Set in a nameless Balkan country that has undergone divisions and a twelve-year war by the time of the narrative present, The Tiger's Wife is rife with oblique references to the devastating splintering of Yugoslavia between 1992 and 2009.  Yet Obreht chooses to take no sides; her characters live in imaginary cities that could be Zagreb, Sarajevo, Belgrade, Priština, or any other locale now divided by a common language and sectarian differences.  What this does is remove most, if not all, of the tangles involved with the sordid past of the Bosniaks, Croats, Serbs, and Turks in this region, allowing for a greater focus on the personal than on the historical.

But this is background, albeit a rich one that informs the stories that the narrator Natalia's grandfather tells her.  Soon after the initial flashback unfolds, it is revealed that Natalia, herself now a young doctor working to inoculate young refugees on the other side of the new border that divides her former country into several, has learned that her grandfather died in a remote village while surreptitiously tending to the sick despite his declining health.  Natalia reflects on her grandfather, his tales to her, and the reason why he admired tigers and always carried a copy of The Jungle Book in his coat's breast pocket.
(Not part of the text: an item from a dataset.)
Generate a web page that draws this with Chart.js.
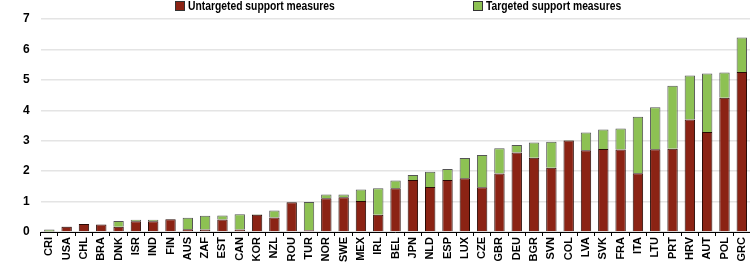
<!DOCTYPE html>
<html lang="en">
<head>
    <meta charset="UTF-8">
    <title>Support measures</title>
    <style>
        html, body {
            margin: 0;
            padding: 0;
            width: 750px;
            height: 266px;
            overflow: hidden;
            background: #fff;
        }

        .wrap {
            position: relative;
            width: 756px;
            height: 266px;
        }

        .legend-item {
            position: absolute;
            top: 0;
            font: bold 12px "Liberation Sans", Arial, sans-serif;
            color: #000;
            line-height: 12px;
            white-space: nowrap;
        }

        .legend-item .box {
            display: inline-block;
            width: 8px;
            height: 8px;
            margin-right: 3px;
            vertical-align: -1px;
            border: 1px solid #333;
        }

        /* the original face is a condensed one */
        .legend-item .txt {
            display: inline-block;
            transform: scaleX(0.86);
            transform-origin: left center;
        }
    </style>
</head>
<body>
    <div class="wrap">
        <div class="legend-item" id="leg0" style="left:175px"><span class="box"></span><span class="txt"></span></div>
        <div class="legend-item" id="leg1" style="left:473px"><span class="box"></span><span class="txt"></span></div>
        <canvas id="chart" width="756" height="266"></canvas>
    </div>

    <script src="https://cdn.jsdelivr.net/npm/chart.js"></script>
    <script>
        const countries = ['CRI', 'USA', 'CHL', 'BRA', 'DNK', 'ISR', 'IND', 'FIN', 'AUS', 'ZAF',
            'EST', 'CAN', 'KOR', 'NZL', 'ROU', 'TUR', 'NOR', 'SWE', 'MEX', 'IRL',
            'BEL', 'JPN', 'NLD', 'ESP', 'LUX', 'CZE', 'GBR', 'DEU', 'BGR', 'SVN',
            'COL', 'LVA', 'SVK', 'FRA', 'ITA', 'LTU', 'PRT', 'HRV', 'AUT', 'POL', 'GRC'];

        const untargeted = [0.02, 0.17, 0.26, 0.25, 0.17, 0.35, 0.35, 0.42, 0.09, 0.08,
            0.41, 0.08, 0.57, 0.48, 0.98, 0.06, 1.11, 1.14, 1.02, 0.57,
            1.44, 1.71, 1.48, 1.71, 1.77, 1.47, 1.92, 2.61, 2.44, 2.11,
            3.01, 2.69, 2.73, 2.71, 1.93, 2.72, 2.74, 3.70, 3.29, 4.41, 5.26];

        const targeted = [0.06, 0.01, 0, 0, 0.19, 0.05, 0.05, 0, 0.38, 0.45,
            0.13, 0.50, 0.01, 0.23, 0, 0.93, 0.12, 0.09, 0.38, 0.87,
            0.25, 0.16, 0.50, 0.36, 0.66, 1.06, 0.83, 0.25, 0.50, 0.86,
            0.01, 0.58, 0.64, 0.69, 1.86, 1.38, 2.07, 1.44, 1.92, 0.83, 1.13];

        const seriesNames = ['Untargeted support measures', 'Targeted support measures'];
        const yTicks = [0, 1, 2, 3, 4, 5, 6, 7];

        const colors = ['#8b2314', '#8dc153'];
        const edges = ['#2a0a05', '#555555'];

        // html legend, spaced the way the original is
        seriesNames.forEach((name, i) => {
            const el = document.getElementById('leg' + i);
            el.querySelector('.txt').textContent = name;
            el.querySelector('.box').style.background = colors[i];
        });

        const family = '"Liberation Sans", Arial, sans-serif';

        new Chart(document.getElementById('chart'), {
            type: 'bar',
            data: {
                labels: countries,
                datasets: [
                    {
                        label: seriesNames[0],
                        data: untargeted,
                        backgroundColor: colors[0],
                        borderColor: edges[0],
                        borderWidth: 1,
                        barPercentage: 0.6,
                        categoryPercentage: 1
                    },
                    {
                        label: seriesNames[1],
                        data: targeted,
                        backgroundColor: colors[1],
                        borderColor: edges[1],
                        borderWidth: 1,
                        barPercentage: 0.6,
                        categoryPercentage: 1
                    }
                ]
            },
            options: {
                responsive: false,
                animation: false,
                layout: {
                    padding: { top: 19, left: 12, right: 0, bottom: 0 }
                },
                plugins: {
                    legend: { display: false },
                    tooltip: { enabled: false }
                },
                scales: {
                    x: {
                        stacked: true,
                        afterFit: (axis) => {
                            axis.height = 34;
                        },
                        grid: {
                            drawOnChartArea: false,
                            drawTicks: true,
                            tickLength: 4,
                            color: '#000',
                            offset: true
                        },
                        border: { display: true, color: '#000', width: 1 },
                        ticks: {
                            font: { family: family, size: 11, weight: 'bold' },
                            color: '#000',
                            minRotation: 90,
                            maxRotation: 90,
                            autoSkip: false,
                            padding: 1
                        }
                    },
                    y: {
                        stacked: true,
                        min: 0,
                        max: 7,
                        afterBuildTicks: (axis) => {
                            axis.ticks = yTicks.map(v => ({ value: v }));
                        },
                        grid: {
                            color: '#e4e4e4',
                            lineWidth: 1.5,
                            drawTicks: false
                        },
                        border: { display: false },
                        ticks: {
                            font: { family: family, size: 12, weight: 'bold' },
                            color: '#000',
                            padding: 11
                        }
                    }
                }
            }
        });
    </script>
</body>
</html>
These stories, which range from the last days of Ottoman rule through World War II and its immediate aftermath, often possess a haunting, ethereal quality.  From Natalia's grandfather's initial encounters with the Deathless man, a seemingly young man who claims to be Death's nephew and who makes a wager with the grandfather, to the bombing of the town's little zoo and the release of a tiger into the area, these tales remind me of some of the better fantastical tales of a Henry James or Gabriel García Márquez (Obreht cites Gabo as a literary influence, particularly Love in Time of Cholera).  The mundane, rich as it is in tradition and in what some might term superstitious practices, meshes so well with the supernatural that it becomes easy for the reader to lose herself in the tapestry that unfolds with each flashback.
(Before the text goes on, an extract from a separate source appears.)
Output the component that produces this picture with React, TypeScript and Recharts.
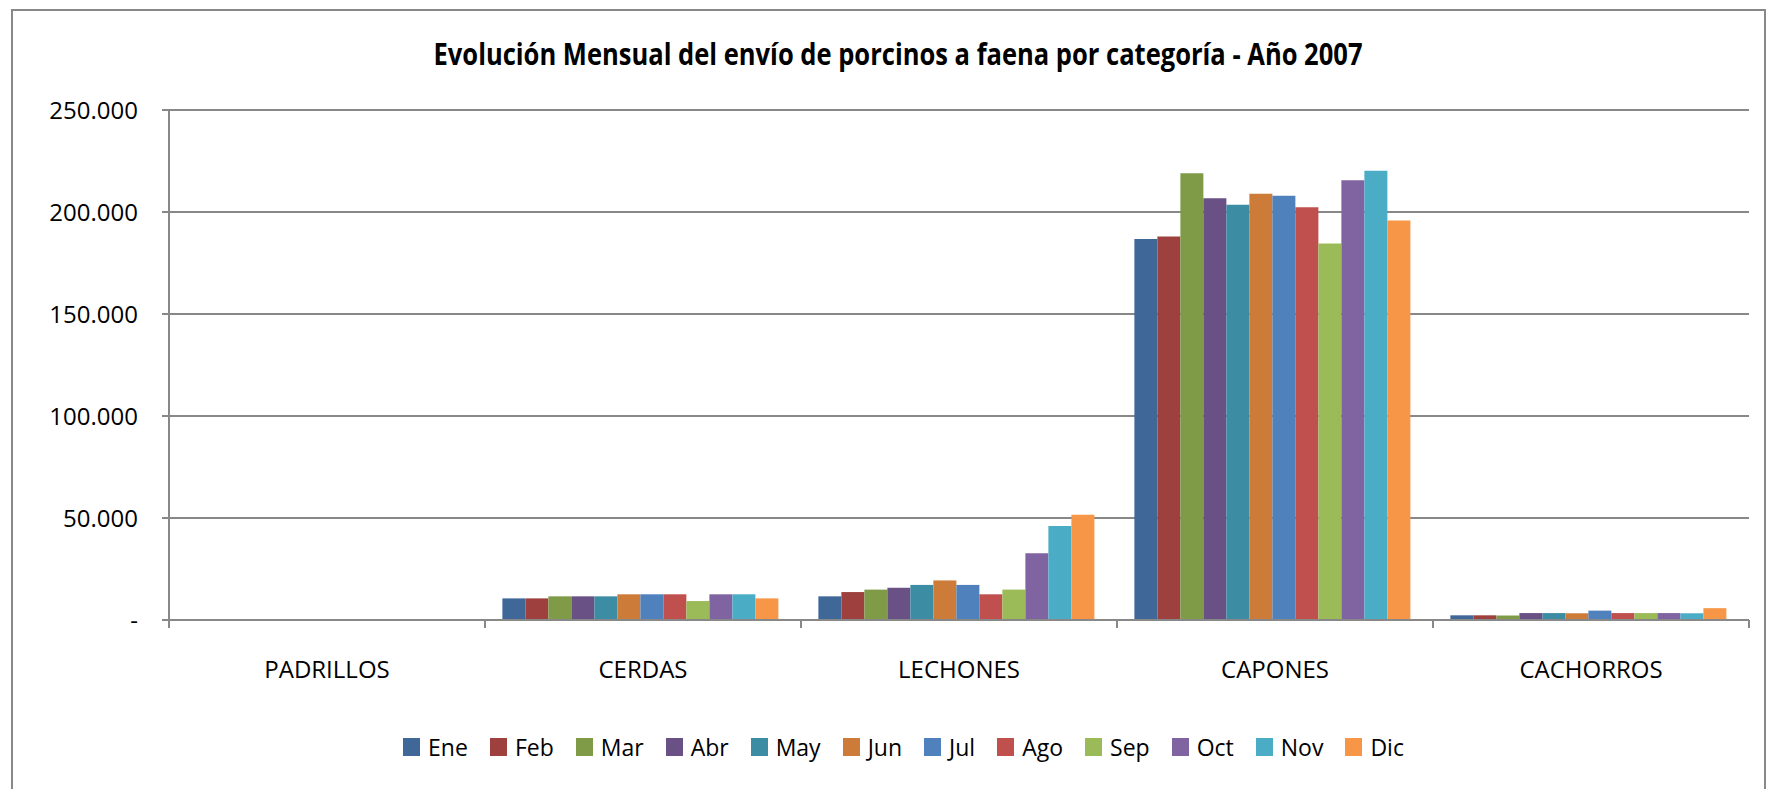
import { BarChart, Bar, XAxis, YAxis, CartesianGrid, Legend } from 'recharts';

const categories = ['PADRILLOS', 'CERDAS', 'LECHONES', 'CAPONES', 'CACHORROS'];
const months = ['Ene', 'Feb', 'Mar', 'Abr', 'May', 'Jun', 'Jul', 'Ago', 'Sep', 'Oct', 'Nov', 'Dic'];

// valores por categoría: PADRILLOS, CERDAS, LECHONES, CAPONES, CACHORROS
const ene = [300, 10600, 11600, 186800, 2300];
const feb = [300, 10600, 13700, 188000, 2300];
const mar = [300, 11600, 14900, 219000, 2200];
const abr = [300, 11600, 15800, 206800, 3400];
const may = [300, 11600, 17200, 203600, 3400];
const jun = [300, 12600, 19400, 209000, 3300];
const jul = [300, 12600, 17200, 208000, 4600];
const ago = [300, 12600, 12600, 202300, 3400];
const sep = [300, 9300, 14900, 184500, 3400];
const oct = [300, 12600, 32700, 215600, 3400];
const nov = [300, 12600, 46100, 220200, 3300];
const dic = [300, 10600, 51600, 195800, 5800];

const yTicks = [0, 50000, 100000, 150000, 200000, 250000];

const series = [ene, feb, mar, abr, may, jun, jul, ago, sep, oct, nov, dic];
const colors = ['#3F6899', '#9E413E', '#7F9B48', '#695185', '#3C8DA3', '#CC7B38',
  '#4F81BD', '#C0504D', '#9BBB59', '#8064A2', '#4BACC6', '#F79646'];

const data = categories.map((cat, i) => {
  const row: Record<string, string | number> = { cat };
  months.forEach((m, j) => { row[m] = series[j][i]; });
  return row;
});

const font = '"Open Sans", sans-serif';
const gray = '#888888';

const fmt = (v: number) => (v === 0 ? '-' : String(v).replace(/\B(?=(\d{3})+(?!\d))/g, '.'));

// etiqueta de categoría + marcas en los bordes de cada categoría (estilo Excel)
function CatTick(props: any) {
  const { x, y, payload, width, visibleTicksCount } = props;
  const band = width / visibleTicksCount;
  const top = y - 41;
  return (
    <g>
      <line x1={x - band / 2} x2={x - band / 2} y1={top} y2={top + 8} stroke={gray} strokeWidth={2} />
      <line x1={x + band / 2} x2={x + band / 2} y1={top} y2={top + 8} stroke={gray} strokeWidth={2} />
      <text x={x} y={y} dy="0.71em" textAnchor="middle" style={{ fontFamily: font, fontSize: 24, fill: '#000' }}>
        {payload.value}
      </text>
    </g>
  );
}

function LegendBox({ payload }: any) {
  const items = [...(payload || [])].sort((a: any, b: any) => months.indexOf(a.value) - months.indexOf(b.value));
  return (
    <div style={{ display: 'flex', justifyContent: 'center', alignItems: 'center', gap: 22, height: 30, fontFamily: font, fontSize: 23, color: '#000' }}>
      {items.map((p: any) => (
        <div key={p.value} style={{ display: 'flex', alignItems: 'center' }}>
          <span style={{ display: 'inline-block', width: 17, height: 18, background: p.color, marginRight: 8 }} />
          <span>{p.value}</span>
        </div>
      ))}
    </div>
  );
}

export default function App() {
  return (
    <div style={{ position: 'absolute', left: 0, top: 0, width: 1769, height: 789, background: '#fff', overflow: 'hidden' }}>
      <div style={{ position: 'absolute', left: 11, top: 9, width: 1755, height: 820, border: `2px solid ${gray}`, boxSizing: 'border-box' }} />
      <svg width={1769} height={90} style={{ position: 'absolute', left: 0, top: 0 }}>
        <text x={898} y={65} textAnchor="middle" textLength={929} lengthAdjust="spacingAndGlyphs"
          style={{ fontFamily: font, fontWeight: 700, fontSize: 30, fill: '#000' }}>
          Evolución Mensual del envío de porcinos a faena por categoría - Año 2007
        </text>
      </svg>
      <div style={{ position: 'absolute', left: 0, top: 0 }}>
        <BarChart width={1769} height={789} data={data} margin={{ top: 110, right: 20, left: 0, bottom: 27 }}
          barCategoryGap="5.5%" barGap={0}>
          <CartesianGrid vertical={false} stroke={gray} strokeWidth={2} />
          <XAxis dataKey="cat" height={112} interval={0}
            axisLine={{ stroke: gray, strokeWidth: 2 }} tickLine={false} tickSize={7} tickMargin={34}
            tick={<CatTick />} />
          <YAxis width={169} domain={[0, 250000]} ticks={yTicks} interval={0} tickFormatter={fmt}
            axisLine={{ stroke: gray, strokeWidth: 2 }} tickLine={{ stroke: gray, strokeWidth: 2 }}
            tickSize={7} tickMargin={24}
            tick={{ fontFamily: font, fontSize: 24, fill: '#000' }} />
          <Legend verticalAlign="bottom" content={<LegendBox />} wrapperStyle={{ left: 0, width: 1807 }} />
          {months.map((m, j) => (
            <Bar key={m} dataKey={m} name={m} fill={colors[j]} isAnimationActive={false} />
          ))}
        </BarChart>
      </div>
    </div>
  );
}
Obreht's characters are alive and dynamic.  She gives the semblance of life even to the secondary and tertiary characters, almost to the point of distracting the reader for a moment from the main narrative elements.  Her choice of looping the flashbacks into Natalia's own life works for the most part, although some might find themselves wishing that Obreht had chosen to expand these tales into full-length novels of their own.  Desirous as this wish might be, despite the occasional lag in narrative development, ultimately these well-developed side element serve to strengthen and reinforce what I perceive to be the novel's greatest strength:  the love of a granddaughter for her grandfather.  Everything else only serves to strengthen this well-expressed bond.  To date, this is my favorite 2011 release and one of the most impressive debut novels that have been released in several years.  Much to enjoy for fans of both contemporary and speculative fiction.

6 comments:

Si said...

This sounds like a beautiful book

Larry Nolen said...

It is.

Claire said...

I've only read an excerpt so far but you have tempted me to get the book!
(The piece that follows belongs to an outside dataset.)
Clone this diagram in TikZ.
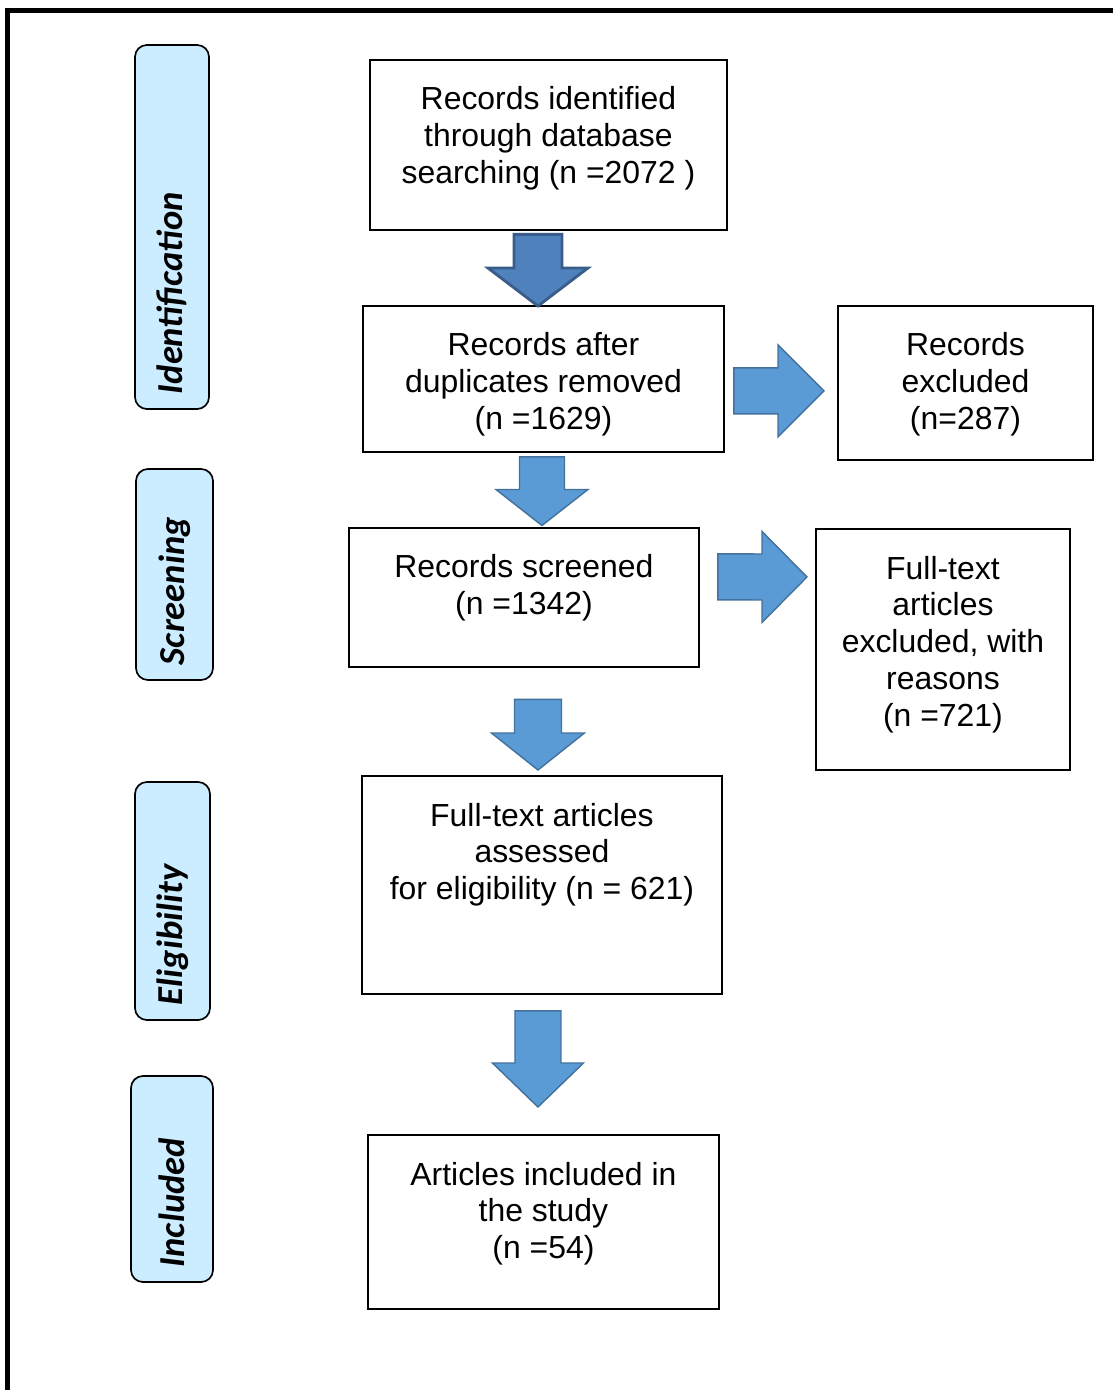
\documentclass[tikz,border=0pt]{standalone}
\usepackage{fontspec}
\setmainfont{Liberation Sans}
\newfontfamily\stagefont{Carlito}
\usetikzlibrary{calc}
\definecolor{stagefill}{HTML}{CCECFF}
\definecolor{arrowfill}{HTML}{5B9BD5}
\definecolor{arrowline}{HTML}{41719C}
\definecolor{firstfill}{HTML}{4F81BD}
\definecolor{firstline}{HTML}{385D8A}
\newdimen\pxu \pxu=0.71132pt
% box text: width, height (px), lines
\newcommand{\boxtext}[3]{\parbox[c][#2\pxu][t]{#1\pxu}{\centering\vspace*{17.2pt}\strut#3}}
% block arrows: [style]{start}{tip}{shaft half}{head half}{head length}
\newcommand{\blockdown}[6][blk]{%
  \draw[#1] ($#2+(-#4,0)$) -- ($#2+(#4,0)$) -- ($#3+(#4,-#6)$) -- ($#3+(#5,-#6)$) -- #3
    -- ($#3+(-#5,-#6)$) -- ($#3+(-#4,-#6)$) -- cycle;}
\newcommand{\blockright}[6][blk]{%
  \draw[#1] ($#2+(0,-#4)$) -- ($#2+(0,#4)$) -- ($#3+(-#6,#4)$) -- ($#3+(-#6,#5)$) -- #3
    -- ($#3+(-#6,-#5)$) -- ($#3+(-#6,-#4)$) -- cycle;}
\tikzset{recbox/.style={draw,line width=1.3pt,inner sep=0pt,anchor=north west,
    font=\fontsize{22.7}{26.3}\selectfont},
  stage/.style={draw,line width=1.2pt,fill=stagefill,rounded corners=0.3cm,rotate=90,
    inner xsep=0.375cm,inner ysep=0pt,align=left,
    font={\stagefont\fontsize{26}{30}\selectfont\bfseries\itshape}},
  blk/.style={fill=arrowfill,draw=arrowline,line width=1pt},
  blkfirst/.style={fill=firstfill,draw=firstline,line width=2pt}}

\begin{document}
\begin{tikzpicture}[x=0.025cm,y=-0.025cm,line join=miter]
\useasboundingbox (0,0) rectangle (1113,1390);
% --- frame (top and left only)
\draw[line width=3.4pt] (7.5,1390) -- (7.5,10.5) -- (1113,10.5);
% --- stage labels
\node[stage,minimum width=9.1cm,minimum height=1.85cm,text width=8.35cm] (sid) at (172,227) {Identification};
\node[stage,minimum width=5.275cm,minimum height=1.925cm,text width=4.525cm] (sscr) at (174.5,574.5) {Screening};
\node[stage,minimum width=5.95cm,minimum height=1.875cm,text width=5.2cm] (selig) at (172.5,901) {Eligibility};
\node[stage,minimum width=5.15cm,minimum height=2.05cm,text width=4.4cm] (sincl) at (172,1179) {Included};
% --- boxes
\node[recbox] (rid) at (369,59) {\boxtext{357}{170}{Records identified\\through database\\searching (n =2072 )}};
\node[recbox] (rdup) at (362,305) {\boxtext{361}{146}{Records after\\duplicates removed\\(n =1629)}};
\node[recbox] (rexc) at (837,305) {\boxtext{255}{154}{Records\\excluded\\(n=287)}};
\node[recbox] (rscr) at (348,527) {\boxtext{350}{139}{Records screened\\(n =1342)}};
\node[recbox] (ftexc) at (815,528) {\boxtext{254}{241}{Full-text\\articles\\excluded, with\\reasons\\(n =721)}};
\node[recbox] (ftass) at (361,775) {\boxtext{360}{218}{Full-text articles\\assessed\\for eligibility (n = 621)}};
\node[recbox] (incl) at (367,1134) {\boxtext{351}{174}{Articles included in\\the study\\(n =54)}};
% --- block arrows
\coordinate (a1top) at ($(rid.south)+(-10.5,3.5)$);
\coordinate (a1tip) at ($(rdup.north)+(-5.5,1)$);
\coordinate (a2top) at ($(rdup.south)+(-1.5,4)$);
\coordinate (a2tip) at ($(rscr.north)+(18,-1.5)$);
\coordinate (a3top) at ($(rscr.south)+(14,31.5)$);
\coordinate (a3tip) at ($(ftass.north)+(-4,-5)$);
\coordinate (a4top) at ($(ftass.south)+(-4,16)$);
\coordinate (a4tip) at ($(incl.north)+(-5.5,-27)$);
\coordinate (r1start) at ($(rdup.east)+(9,12)$);
\coordinate (r1tip) at ($(rexc.west)+(-13,8)$);
\coordinate (r2start) at ($(rscr.east)+(18,-20.5)$);
\coordinate (r2tip) at ($(ftexc.west)+(-8,-72.5)$);
\blockdown[blkfirst]{(a1top)}{(a1tip)}{24}{50}{38}
\blockdown{(a2top)}{(a2tip)}{22.5}{46}{36}
\blockdown{(a3top)}{(a3tip)}{23.5}{46.5}{37}
\blockdown{(a4top)}{(a4tip)}{23}{45.5}{44}
\blockright{(r1start)}{(r1tip)}{23}{46}{46}
\blockright{(r2start)}{(r2tip)}{23}{45.5}{45}
\end{tikzpicture}
\end{document}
Book Excerpt: ‘The Tiger’s Wife’ by Téa Obreht

Larry Nolen said...

Sometimes, it is worth giving in to temptation. This, of course, being one of those times :D

James said...

I just requested this book, so I should have it in about a week. Though, since I am reading The God of Small Things, I might read something else before starting it.

Belgie said...

Beautifully written, haunting, sometimes eerie, the stories mix myth with reality. The narrator, Natalia, is a young doctor. While on her way to vaccinate some children in an orphanage across the border, she learns that her doctor grandfather has left home on a mysterious errand and died not far from where she is headed. His body has been shipped back, but she sets out to recover his possessions and, more importantly, discover why he died so far from home. The stories are connected by common themes of mutilation and death, laying spirits to rest, and bringing the bodies home. The journey through these tales are more important than the final destination. Stories and their importance in our lives, how myth, legend and superstition shape and mold our lives are themes that run throughout the story.